How right was that? Those who virulently attack religion can at least be said to care about the matter and that includes the little minds, usually unable to think for themselves, forced to pick up the trifles deposited by the two great anti-religionists of our age. But for the Great Unwashed Masses (GUM) the response to arguments over religiosity is neither pro or con, it is simply total indifference mixed with, er, like, you know, sort of, embarrassment:
No: the really painful message our daughter will receive is that we're embarrassing. For most people who aren't New Atheists, or old atheists, and have no passion invested in the subject, either negative or positive, believers aren't weird because we're wicked. We're weird because we're inexplicable; because, when there's no necessity for it that anyone sensible can see, we've committed ourselves to a set of awkward and absurd attitudes that obtrude, that stick out against the background of modern life, and not in some important or respectworthy or principled way, either. Believers are people who try to insert Jee-zus into conversations at parties; who put themselves down, with writhings of unease, for perfectly normal human behaviour; who are constantly trying to create a solemn hush that invites a fart, a hiccup, a bit of subversion. Believers are people who, on the rare occasions when you have to listen to them, like at a funeral or a wedding, seize the opportunity to pour the liquidised content of a primary-school nativity play into your earhole, apparently not noticing that childhood is over. And as well as being childish, and abject, and solemn, and awkward, we voluntarily associate ourselves with an old-fashioned, mildewed orthodoxy, an Authority with all its authority gone. Nothing is so sad – sad from the style point of view – as the mainstream taste of the day before yesterday.

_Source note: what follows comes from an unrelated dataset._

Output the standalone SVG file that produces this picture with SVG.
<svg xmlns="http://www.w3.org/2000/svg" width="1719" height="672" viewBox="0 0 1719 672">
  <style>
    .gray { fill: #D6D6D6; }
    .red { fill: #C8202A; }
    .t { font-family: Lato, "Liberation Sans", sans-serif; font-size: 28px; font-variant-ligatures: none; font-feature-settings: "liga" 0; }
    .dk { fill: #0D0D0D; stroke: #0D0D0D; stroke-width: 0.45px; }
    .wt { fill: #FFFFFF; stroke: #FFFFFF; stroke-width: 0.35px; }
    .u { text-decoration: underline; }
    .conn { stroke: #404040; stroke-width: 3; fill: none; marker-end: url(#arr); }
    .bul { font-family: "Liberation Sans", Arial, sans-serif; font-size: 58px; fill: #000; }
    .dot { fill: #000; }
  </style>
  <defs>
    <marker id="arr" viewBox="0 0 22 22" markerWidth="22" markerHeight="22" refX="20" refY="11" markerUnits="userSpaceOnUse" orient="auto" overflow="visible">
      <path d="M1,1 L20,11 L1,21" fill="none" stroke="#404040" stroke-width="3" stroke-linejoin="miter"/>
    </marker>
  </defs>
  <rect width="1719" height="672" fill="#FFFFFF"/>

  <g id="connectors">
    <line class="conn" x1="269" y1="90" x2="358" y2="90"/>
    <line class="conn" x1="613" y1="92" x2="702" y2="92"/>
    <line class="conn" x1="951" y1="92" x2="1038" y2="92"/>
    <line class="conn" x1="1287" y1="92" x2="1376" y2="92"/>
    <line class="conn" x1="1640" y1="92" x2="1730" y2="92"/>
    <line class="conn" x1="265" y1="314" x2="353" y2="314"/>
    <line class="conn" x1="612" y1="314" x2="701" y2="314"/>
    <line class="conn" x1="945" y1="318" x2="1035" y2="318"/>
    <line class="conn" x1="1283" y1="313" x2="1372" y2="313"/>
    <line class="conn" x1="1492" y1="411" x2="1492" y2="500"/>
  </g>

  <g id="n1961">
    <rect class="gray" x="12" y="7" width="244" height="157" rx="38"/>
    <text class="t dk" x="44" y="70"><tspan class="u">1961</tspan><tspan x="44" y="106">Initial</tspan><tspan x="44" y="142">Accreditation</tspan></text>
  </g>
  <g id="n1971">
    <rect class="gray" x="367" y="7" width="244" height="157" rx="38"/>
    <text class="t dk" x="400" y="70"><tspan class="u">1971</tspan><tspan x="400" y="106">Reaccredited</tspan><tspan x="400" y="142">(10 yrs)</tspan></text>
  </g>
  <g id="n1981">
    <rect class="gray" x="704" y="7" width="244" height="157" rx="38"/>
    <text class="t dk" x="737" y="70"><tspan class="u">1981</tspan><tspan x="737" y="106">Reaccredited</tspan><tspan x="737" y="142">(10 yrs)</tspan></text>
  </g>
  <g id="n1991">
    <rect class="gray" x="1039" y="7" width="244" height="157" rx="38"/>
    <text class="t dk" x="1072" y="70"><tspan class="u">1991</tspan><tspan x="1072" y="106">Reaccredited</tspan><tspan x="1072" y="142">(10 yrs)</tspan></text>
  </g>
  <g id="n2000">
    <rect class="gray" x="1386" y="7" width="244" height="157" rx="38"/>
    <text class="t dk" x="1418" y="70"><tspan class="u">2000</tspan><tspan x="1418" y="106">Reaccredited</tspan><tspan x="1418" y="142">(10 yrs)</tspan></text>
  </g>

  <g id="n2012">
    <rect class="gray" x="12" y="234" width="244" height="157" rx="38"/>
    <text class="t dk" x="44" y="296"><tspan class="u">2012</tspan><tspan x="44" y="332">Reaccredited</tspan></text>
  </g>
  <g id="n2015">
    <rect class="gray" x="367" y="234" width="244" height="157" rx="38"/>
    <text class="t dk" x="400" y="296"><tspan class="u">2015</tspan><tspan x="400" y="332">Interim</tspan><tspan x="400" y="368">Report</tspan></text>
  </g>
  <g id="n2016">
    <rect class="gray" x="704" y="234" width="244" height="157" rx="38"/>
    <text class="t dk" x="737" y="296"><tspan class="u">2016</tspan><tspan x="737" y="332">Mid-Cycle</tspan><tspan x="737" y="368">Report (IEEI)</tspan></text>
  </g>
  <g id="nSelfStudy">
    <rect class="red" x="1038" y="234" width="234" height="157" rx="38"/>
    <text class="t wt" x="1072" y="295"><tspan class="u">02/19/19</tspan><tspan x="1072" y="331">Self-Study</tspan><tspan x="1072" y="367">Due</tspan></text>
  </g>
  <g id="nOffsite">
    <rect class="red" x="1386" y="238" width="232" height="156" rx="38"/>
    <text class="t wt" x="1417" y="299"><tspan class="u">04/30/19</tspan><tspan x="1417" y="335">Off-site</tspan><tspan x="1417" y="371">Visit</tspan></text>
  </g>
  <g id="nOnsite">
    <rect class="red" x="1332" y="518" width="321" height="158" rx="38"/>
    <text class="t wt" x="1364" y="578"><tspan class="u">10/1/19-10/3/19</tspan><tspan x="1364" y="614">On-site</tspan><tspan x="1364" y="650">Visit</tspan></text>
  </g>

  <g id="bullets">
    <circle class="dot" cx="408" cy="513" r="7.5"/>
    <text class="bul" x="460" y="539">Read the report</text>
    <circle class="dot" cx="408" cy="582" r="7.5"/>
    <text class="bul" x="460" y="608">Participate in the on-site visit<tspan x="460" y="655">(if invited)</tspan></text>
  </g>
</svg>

What the GUM make of Islamists getting hot under the collar over perceived insults to Allah from people who now have no need of a collar because their heads have been removed, one can only guess. But Mr. Spufford is surely right, in our 21st century western world to believe in a god will earn you either a discreet rolling of the eyes, or a pat on the back and the suggestion, old chap, that you have another drink and tell us what you really think about the Man United team these days. And if, by accident (and it surely would have to be by accident) you bump into 'Archbishop' Dawkins, all you will receive in place of blank incomprehension will be a load of semi-scientific waffle which will miss the crucial point of theism by a mile. Thus, you will not so much 'meet' as pass each other in a mutual fog of misunderstanding. Mr. Spufford is absolutely straightforward and honest in telling us that his religious beliefs are founded on emotion - and he makes the case, persuasively, that surprisingly, emotion provides a very sound basis:
That's what I think. But it's all secondary. It all comes limping along behind my emotional assurance that there was mercy, and I felt it. And so the argument about whether the ideas are true or not, which is the argument that people mostly expect to have about religion, is also secondary for me. No, I can't prove it. I don't know that any of it is true. I don't know if there's a God. (And neither do you, and neither does Professor Dawkins, and neither does anybody. It isn't the kind of thing you can know. It isn't a knowable item.) But then, like every human being, I am not in the habit of entertaining only those emotions I can prove. I'd be an unrecognisable oddity if I did. Emotions can certainly be misleading: they can fool you into believing stuff that is definitely, demonstrably untrue. Yet emotions are also our indispensable tool for navigating, for feeling our way through, the much larger domain of stuff that isn't susceptible to proof or disproof, that isn't checkable against the physical universe. We dream, hope, wonder, sorrow, rage, grieve, delight, surmise, joke, detest; we form such unprovable conjectures as novels or clarinet concertos; we imagine. And religion is just a part of that, in one sense. It's just one form of imagining, absolutely functional, absolutely human-normal. It would seem perverse, on the face of it, to propose that this one particular manifestation of imagining should be treated as outrageous, should be excised if (which is doubtful) we can manage it.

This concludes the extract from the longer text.